**PROBLEM DESCRIPTION**
Copy out the listing that follows, exact in every word, and skip the images.

_____

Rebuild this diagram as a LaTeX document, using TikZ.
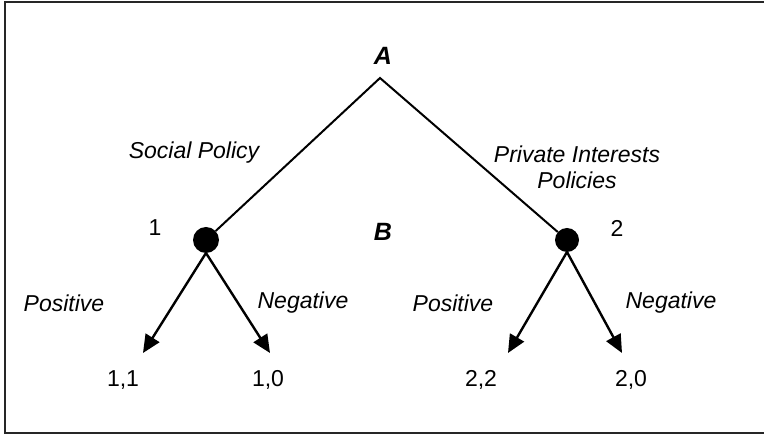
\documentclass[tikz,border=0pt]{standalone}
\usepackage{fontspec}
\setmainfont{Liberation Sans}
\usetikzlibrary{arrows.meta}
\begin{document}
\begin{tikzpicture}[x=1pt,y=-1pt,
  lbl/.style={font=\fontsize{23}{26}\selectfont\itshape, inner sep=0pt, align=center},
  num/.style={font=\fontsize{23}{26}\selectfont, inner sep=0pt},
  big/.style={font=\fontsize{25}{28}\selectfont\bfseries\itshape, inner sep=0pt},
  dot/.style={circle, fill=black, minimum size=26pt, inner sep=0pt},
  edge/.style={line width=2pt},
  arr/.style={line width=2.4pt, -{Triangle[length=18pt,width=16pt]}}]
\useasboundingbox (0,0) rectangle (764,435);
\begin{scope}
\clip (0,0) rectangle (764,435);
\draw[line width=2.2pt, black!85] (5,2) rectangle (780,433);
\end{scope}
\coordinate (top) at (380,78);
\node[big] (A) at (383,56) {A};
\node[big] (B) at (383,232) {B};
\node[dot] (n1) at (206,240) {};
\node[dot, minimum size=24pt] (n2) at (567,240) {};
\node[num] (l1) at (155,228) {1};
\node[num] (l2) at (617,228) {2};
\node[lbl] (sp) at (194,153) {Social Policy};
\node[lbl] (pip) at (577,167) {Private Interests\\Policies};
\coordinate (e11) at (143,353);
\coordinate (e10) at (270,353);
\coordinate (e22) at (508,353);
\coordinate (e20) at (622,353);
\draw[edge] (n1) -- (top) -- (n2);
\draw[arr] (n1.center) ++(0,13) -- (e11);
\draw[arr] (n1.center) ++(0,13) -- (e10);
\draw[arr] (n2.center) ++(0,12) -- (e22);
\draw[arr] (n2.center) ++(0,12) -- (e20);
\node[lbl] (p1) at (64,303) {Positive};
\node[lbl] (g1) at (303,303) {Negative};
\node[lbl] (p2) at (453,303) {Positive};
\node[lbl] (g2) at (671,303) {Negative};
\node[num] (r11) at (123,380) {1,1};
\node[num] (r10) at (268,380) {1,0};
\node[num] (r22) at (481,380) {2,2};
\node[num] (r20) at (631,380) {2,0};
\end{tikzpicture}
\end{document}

_____

**EXPECTED ANSWER**
Rebuild this diagram as a LaTeX document, using TikZ.
\documentclass[tikz,border=0pt]{standalone}
\usepackage{fontspec}
\setmainfont{Liberation Sans}
\usetikzlibrary{arrows.meta}
\begin{document}
\begin{tikzpicture}[x=1pt,y=-1pt,
  lbl/.style={font=\fontsize{23}{26}\selectfont\itshape, inner sep=0pt, align=center},
  num/.style={font=\fontsize{23}{26}\selectfont, inner sep=0pt},
  big/.style={font=\fontsize{25}{28}\selectfont\bfseries\itshape, inner sep=0pt},
  dot/.style={circle, fill=black, minimum size=26pt, inner sep=0pt},
  edge/.style={line width=2pt},
  arr/.style={line width=2.4pt, -{Triangle[length=18pt,width=16pt]}}]
\useasboundingbox (0,0) rectangle (764,435);
\begin{scope}
\clip (0,0) rectangle (764,435);
\draw[line width=2.2pt, black!85] (5,2) rectangle (780,433);
\end{scope}
\coordinate (top) at (380,78);
\node[big] (A) at (383,56) {A};
\node[big] (B) at (383,232) {B};
\node[dot] (n1) at (206,240) {};
\node[dot, minimum size=24pt] (n2) at (567,240) {};
\node[num] (l1) at (155,228) {1};
\node[num] (l2) at (617,228) {2};
\node[lbl] (sp) at (194,153) {Social Policy};
\node[lbl] (pip) at (577,167) {Private Interests\\Policies};
\coordinate (e11) at (143,353);
\coordinate (e10) at (270,353);
\coordinate (e22) at (508,353);
\coordinate (e20) at (622,353);
\draw[edge] (n1) -- (top) -- (n2);
\draw[arr] (n1.center) ++(0,13) -- (e11);
\draw[arr] (n1.center) ++(0,13) -- (e10);
\draw[arr] (n2.center) ++(0,12) -- (e22);
\draw[arr] (n2.center) ++(0,12) -- (e20);
\node[lbl] (p1) at (64,303) {Positive};
\node[lbl] (g1) at (303,303) {Negative};
\node[lbl] (p2) at (453,303) {Positive};
\node[lbl] (g2) at (671,303) {Negative};
\node[num] (r11) at (123,380) {1,1};
\node[num] (r10) at (268,380) {1,0};
\node[num] (r22) at (481,380) {2,2};
\node[num] (r20) at (631,380) {2,0};
\end{tikzpicture}
\end{document}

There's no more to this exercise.